Playwright: David Auburn
At: Goodman, 170 N. Dearborn
Phone: (312) 443-3800; $15-$35
Runs through: May 2
Proof has had the kind of success young playwrights can only dream of. Upon its opening in New York (with Mary Louise Parker in the lead role), it received rapturous reviews and was showered with important prizes, including the Tony, the Pulitzer, and the New York Drama Critics Circle Award. Did it deserve all the hype and the awards?

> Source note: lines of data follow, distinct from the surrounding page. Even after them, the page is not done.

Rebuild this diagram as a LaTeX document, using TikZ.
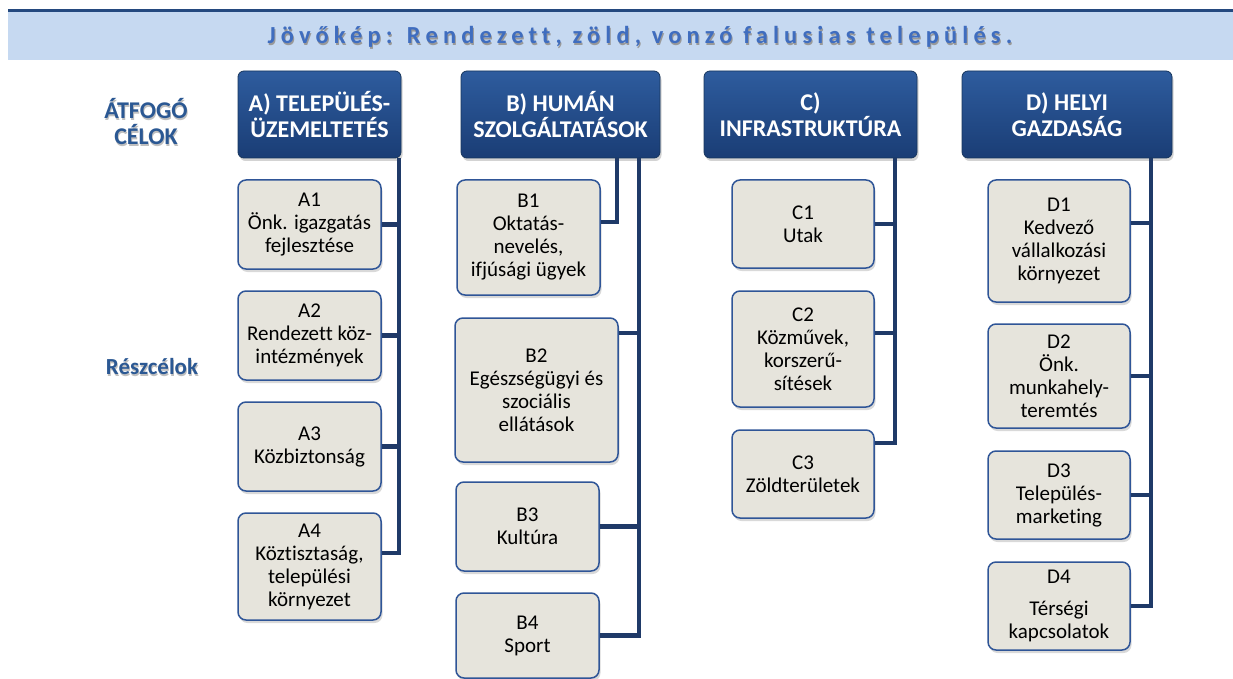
\documentclass[tikz,border=0pt]{standalone}
\usepackage{fontspec}
\setmainfont{Carlito}[Ligatures=NoCommon]
\usetikzlibrary{shadows,calc}
\definecolor{conncol}{HTML}{1F3A68}
\definecolor{hdrtop}{HTML}{2E5C9E}
\definecolor{hdrbot}{HTML}{1A3D75}
\definecolor{hdrline}{HTML}{17365D}
\definecolor{subfill}{HTML}{E6E4DC}
\definecolor{subline}{HTML}{2F5597}
\definecolor{bannerfill}{HTML}{C6D9F1}
\definecolor{bannerline}{HTML}{24497F}
\definecolor{titleblue}{HTML}{3F6DBF}
\definecolor{lblblue}{HTML}{2B5893}
\begin{document}
\begin{tikzpicture}[x=1pt,y=-1pt,
  conn/.style={draw=conncol,line width=4.5pt},
  hdr/.style={rounded corners=6pt, top color=hdrtop, bottom color=hdrbot, draw=hdrline,
    line width=0.8pt, text=white, font=\fontsize{24}{26}\selectfont\bfseries, align=center,
    inner sep=0pt, drop shadow={shadow xshift=1.5pt,shadow yshift=-3pt,opacity=0.35}},
  sub/.style={rounded corners=8pt, fill=subfill, draw=subline, line width=1.5pt,
    font=\fontsize{21}{23}\selectfont, align=center, inner sep=0pt,
    drop shadow={shadow xshift=1.5pt,shadow yshift=-3pt,opacity=0.3}},
  lbl/.style={text=lblblue, font=\fontsize{24}{26}\selectfont\bfseries, align=center},
  lblshadow/.style={text=black!25, font=\fontsize{24}{26}\selectfont\bfseries, align=center},
  titlefont/.style={font=\fontsize{24.5}{26}\selectfont\bfseries\addfontfeature{LetterSpace=21}}]
\useasboundingbox (0,0) rectangle (1233,679);
% banner
\fill[bannerfill] (8,12) rectangle (1233,60);
\draw[bannerline,line width=3pt] (8,11) -- (1233,11);
\node[titlefont, text=black!40] (titleshadow) at (641,38.6) {Jövőkép: Rendezett, zöld, vonzó falusias település.};
\node[titlefont, text=titleblue] (title) at (640,37) {Jövőkép: Rendezett, zöld, vonzó falusias település.};
% left labels
\node[lblshadow] (atfs) at (146.8,123.4) {ÁTFOGÓ\\CÉLOK};
\node[lbl] (atf) at (146,122) {ÁTFOGÓ\\CÉLOK};
\node[lblshadow, font=\fontsize{23}{25}\selectfont\bfseries] (reszs) at (152.8,368.4) {Részcélok};
\node[lbl, font=\fontsize{23}{25}\selectfont\bfseries] (resz) at (152,367) {Részcélok};
% headers
\node[hdr, minimum width=163pt, minimum height=87pt] (hA) at (319.5,114.5) {A) TELEPÜLÉS-\\ÜZEMELTETÉS};
\node[hdr, minimum width=199pt, minimum height=87pt] (hB) at (560.5,114.5) {B) HUMÁN\\SZOLGÁLTATÁSOK};
\node[hdr, minimum width=213pt, minimum height=87pt] (hC) at (810.5,114.5) {C)\\INFRASTRUKTÚRA};
\node[hdr, minimum width=210pt, minimum height=87pt] (hD) at (1067,114.5) {D) HELYI\\GAZDASÁG};
% sub boxes
\node[sub, minimum width=143pt, minimum height=89pt] (A1) at (309.5,224.5) {A1\\Önk. igazgatás\\fejlesztése};
\node[sub, minimum width=143pt, minimum height=89pt] (A2) at (309.5,335.5) {A2\\Rendezett köz-\\intézmények};
\node[sub, minimum width=143pt, minimum height=89pt] (A3) at (309.5,446.5) {A3\\Közbiztonság};
\node[sub, minimum width=143pt, minimum height=107pt] (A4) at (309.5,566.5) {A4\\Köztisztaság,\\települési\\környezet};
\node[sub, minimum width=143pt, minimum height=115pt] (B1) at (528.5,237.5) {B1\\Oktatás-\\nevelés,\\ifjúsági ügyek};
\node[sub, minimum width=163pt, minimum height=144pt] (B2) at (536.5,390) {B2\\Egészségügyi és\\szociális\\ellátások};
\node[sub, minimum width=143pt, minimum height=89pt] (B3) at (527.5,526.5) {B3\\Kultúra};
\node[sub, minimum width=143pt, minimum height=85pt] (B4) at (527.5,635.5) {B4\\Sport};
\node[sub, minimum width=142pt, minimum height=88pt] (C1) at (803,224) {C1\\Utak};
\node[sub, minimum width=142pt, minimum height=116pt] (C2) at (803,349) {C2\\Közművek,\\korszerű-\\sítések};
\node[sub, minimum width=142pt, minimum height=88pt] (C3) at (803,474) {C3\\Zöldterületek};
\node[sub, minimum width=142pt, minimum height=122pt] (D1) at (1059,241) {D1\\Kedvező\\vállalkozási\\környezet};
\node[sub, minimum width=142pt, minimum height=104pt] (D2) at (1059,376) {D2\\Önk.\\munkahely-\\teremtés};
\node[sub, minimum width=142pt, minimum height=88pt] (D3) at (1059,495) {D3\\Település-\\marketing};
\node[sub, minimum width=142pt, minimum height=88pt] (D4) at (1059,606) {D4\\[9pt]Térségi\\kapcsolatok};
% trunk x positions
\coordinate (tA) at (399,0);
\coordinate (tB1) at (617,0);
\coordinate (tB) at (639,0);
\coordinate (tC) at (895,0);
\coordinate (tD) at (1151,0);
% connectors A
\draw[conn] (hA.south -| tA) |- ([yshift=13.5pt]A4.east);
\draw[conn] (A1.east) -- (A1.east -| tA);
\draw[conn] (A2.east) -- (A2.east -| tA);
\draw[conn] (A3.east) -- (A3.east -| tA);
% connectors B
\draw[conn] (hB.south -| tB1) |- ([yshift=15.5pt]B1.east);
\draw[conn] (hB.south -| tB) |- (B4.east);
\draw[conn] ([yshift=57pt]B2.east) -- ([yshift=57pt]B2.east -| tB);
\draw[conn] (B3.east) -- (B3.east -| tB);
% connectors C
\draw[conn] (hC.south -| tC) |- ([yshift=31pt]C3.east);
\draw[conn] (C1.east) -- (C1.east -| tC);
\draw[conn] ([yshift=16pt]C2.east) -- ([yshift=16pt]C2.east -| tC);
% connectors D
\draw[conn] (hD.south -| tD) |- (D4.east);
\draw[conn] ([yshift=18pt]D1.east) -- ([yshift=18pt]D1.east -| tD);
\draw[conn] (D2.east) -- (D2.east -| tD);
\draw[conn] (D3.east) -- (D3.east -| tD);
\end{tikzpicture}
\end{document}
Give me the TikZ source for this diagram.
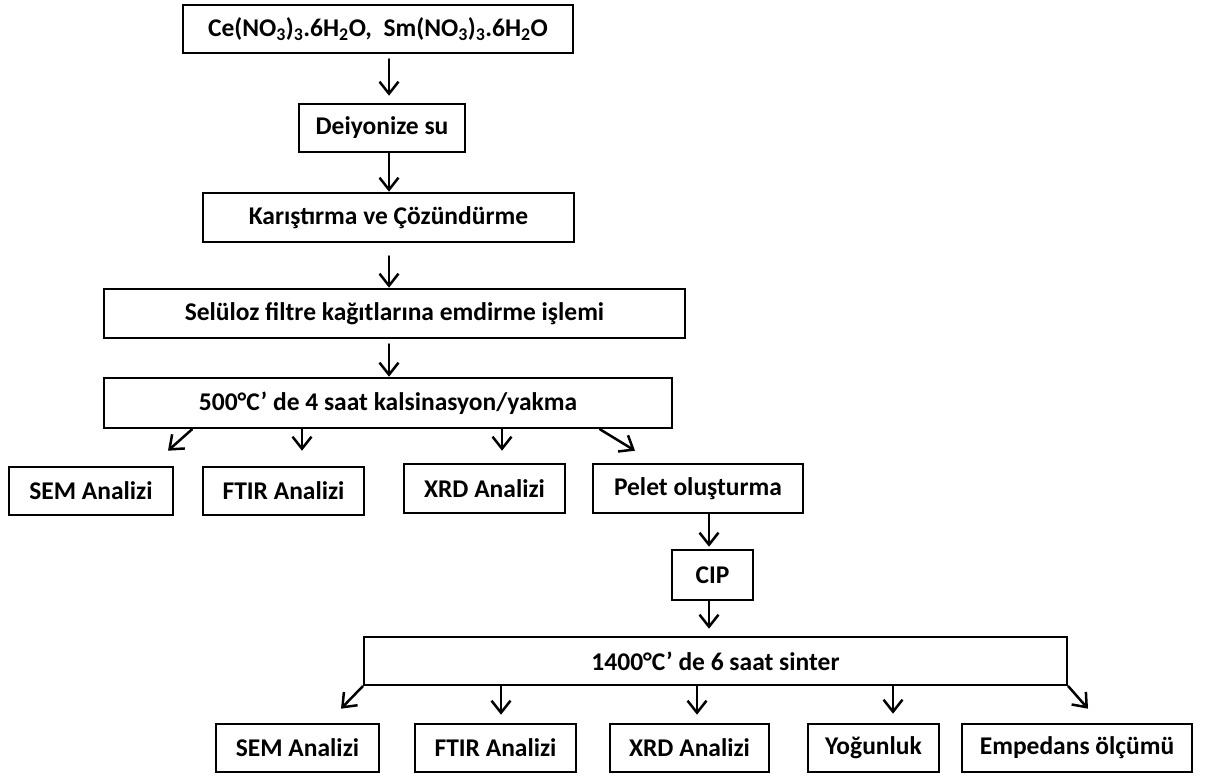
\documentclass[tikz,border=0pt]{standalone}
\usepackage{fontspec}
\setmainfont{Carlito}
\usetikzlibrary{arrows.meta,calc}
\tikzset{
  box/.style={draw=black, line width=2.6pt, rectangle, inner sep=0pt,
    font=\fontsize{25.5}{30}\selectfont\bfseries},
  arr/.style={line width=2.5pt, line cap=round,
    -{Straight Barb[length=12pt,width=19pt,line width=2.5pt]}}
}
\begin{document}
\begin{tikzpicture}[x=1pt,y=-1pt]
\useasboundingbox (0,0) rectangle (1207,776);
% main chain
\node[box, minimum width=390pt, minimum height=48pt] (ce) at (378,29)
  {Ce(NO\textsubscript{3})\textsubscript{3}.6H\textsubscript{2}O,\hspace{0.45em}Sm(NO\textsubscript{3})\textsubscript{3}.6H\textsubscript{2}O};
\node[box, minimum width=166pt, minimum height=48pt] (dei) at (382,128) {Deiyonize su};
\node[box, minimum width=371pt, minimum height=49pt] (kar) at (388.5,217.5) {Karıştırma ve Çözündürme\hspace{27pt}};
\node[box, minimum width=581pt, minimum height=49pt] (sel) at (394.5,313.5) {Selüloz filtre kağıtlarına emdirme işlemi\hspace{57pt}};
\node[box, minimum width=568pt, minimum height=50pt] (kal) at (388,403) {500°C’ de 4 saat kalsinasyon/yakma\hspace{72pt}};
% first row
\node[box, minimum width=164pt, minimum height=48pt] (sem1) at (91,491) {SEM Analizi};
\node[box, minimum width=161pt, minimum height=48pt] (ftir1) at (283.5,491) {FTIR Analizi};
\node[box, minimum width=161pt, minimum height=49pt] (xrd1) at (484.5,488.5) {XRD Analizi};
\node[box, minimum width=210pt, minimum height=49pt] (pel) at (698,488.5) {Pelet oluşturma};
\node[box, minimum width=81pt, minimum height=50pt] (cip) at (712.5,575) {CIP};
\node[box, minimum width=703pt, minimum height=48pt] (sin) at (715.5,661) {1400°C’ de 6 saat sinter\hspace{73pt}};
% bottom row
\node[box, minimum width=163pt, minimum height=48pt] (sem2) at (297.5,748) {SEM Analizi};
\node[box, minimum width=161pt, minimum height=48pt] (ftir2) at (495.5,748) {FTIR Analizi};
\node[box, minimum width=159pt, minimum height=48pt] (xrd2) at (689.5,748) {XRD Analizi};
\node[box, minimum width=131pt, minimum height=48pt] (yog) at (873.5,748) {Yoğunluk};
\node[box, minimum width=230pt, minimum height=48pt] (emp) at (1077,748) {Empedans ölçümü};
% connectors
\coordinate (colA) at (389,0);
\draw[arr] ($(ce.south -| colA)+(0,5)$) -- ($(dei.north -| colA)+(0,-7)$);
\draw[arr] (dei.south -| colA) -- (kar.north -| colA);
\draw[arr] ($(kar.south -| colA)+(0,13)$) -- (sel.north -| colA);
\draw[arr] ($(sel.south -| colA)+(0,5)$) -- (kal.north -| colA);
\draw[arr] ($(kal.south)+(-196,0)$) -- ($(sem1.north)+(77,-15)$);
\draw[arr] ($(kal.south)+(-86,0)$) -- ($(ftir1.north)+(18.5,-15)$);
\draw[arr] ($(kal.south)+(114,0)$) -- ($(xrd1.north)+(17.5,-12)$);
\draw[arr] ($(kal.south)+(212,0)$) -- ($(pel.north)+(-63,-12)$);
\draw[arr] ($(pel.south)+(11,0)$) -- ($(cip.north)+(-3.5,-2)$);
\draw[arr] ($(cip.south)+(-3.5,0)$) -- ($(sin.north)+(-6.5,-7)$);
\draw[arr] (sin.south west) -- ($(sem2.north)+(43.5,-14)$);
\draw[arr] ($(sin.south)+(-214.5,0)$) -- ($(ftir2.north)+(5.5,-8)$);
\draw[arr] ($(sin.south)+(-18.5,0)$) -- ($(xrd2.north)+(7.5,-8)$);
\draw[arr] ($(sin.south)+(177.5,0)$) -- ($(yog.north)+(19.5,-9)$);
\draw[arr] (sin.south east) -- ($(emp.north)+(11,-14)$);
\end{tikzpicture}
\end{document}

Happily, the answer is yes. Proof is the kind of story that connects and engages us on many levels. It's a family drama; it's something of a mystery; it's a universal commentary on faith and trust in the people we love; it's a parable about human connection. And it's fiercely entertaining. Auburn's plot arc is fluid, his characters are real people and the words they speak are the poetry of everyday conversation. Auburn shows rather than tells this story of a Hyde Park family who has just experienced the death of its father (after a long illness that stole his health and his mind), a formerly brilliant mathematician who taught at the University of Chicago. He left behind two daughters, the younger Catherine, who has cared for her dying father at a huge cost: her own life and pursuing her own dreams. And there is Claire, off in New York and working in yuppie affluence as a currency analyst. Claire (played convincingly by Ora Jones) doesn't have the brilliance of her father and sister, and she is more conventional and more grounded in everyday reality, which often makes her all the more irritating. Catherine (in a bravura turn by Karen Aldridge, who is steadily building a diverse resume of amazing Chicago credits) inherited her father's penchant for mathematics (in its purest, most abstract sense, where it becomes more art than science) … and the fear is that she may have also inherited the mental instability that plagued his latter years. When a former student, Hal (Dwain Perry) discovers a notebook in the father's study that doesn't bear the gibberish stamp of his insanity, but in fact demonstrates a groundbreaking mathematical proof, a mystery is set in motion. Did Catherine really write this proof, as she claims, or did her father (Phillip Edward Vanlear), in a lucid period come up with it? The mystery is the crux of the play, and provokes much more thought about how we deal with our families and each other than it does about mathematics. Mathematics is only the structure around which the audience is drawn in to build more complex thoughts about how we relate to each other.
Chuck Smith does an admirable job of bringing Auburn's work home, as it were. I saw the play in its Broadway incantation and the Goodman version does an excellent job, but doesn't quite have the power of the New York version. The performances here are uniformly excellent, but after seeing Mary Louise Parker's incandescent interpretation of Catherine, Karen Aldridge simply can't compare (that's not to say her performance is in any way mediocre; it's inspired), which left me feeling just a little cold. If you haven't see Proof in its original form, prepare to be entertained, impressed, and touched. It has all the right stuff.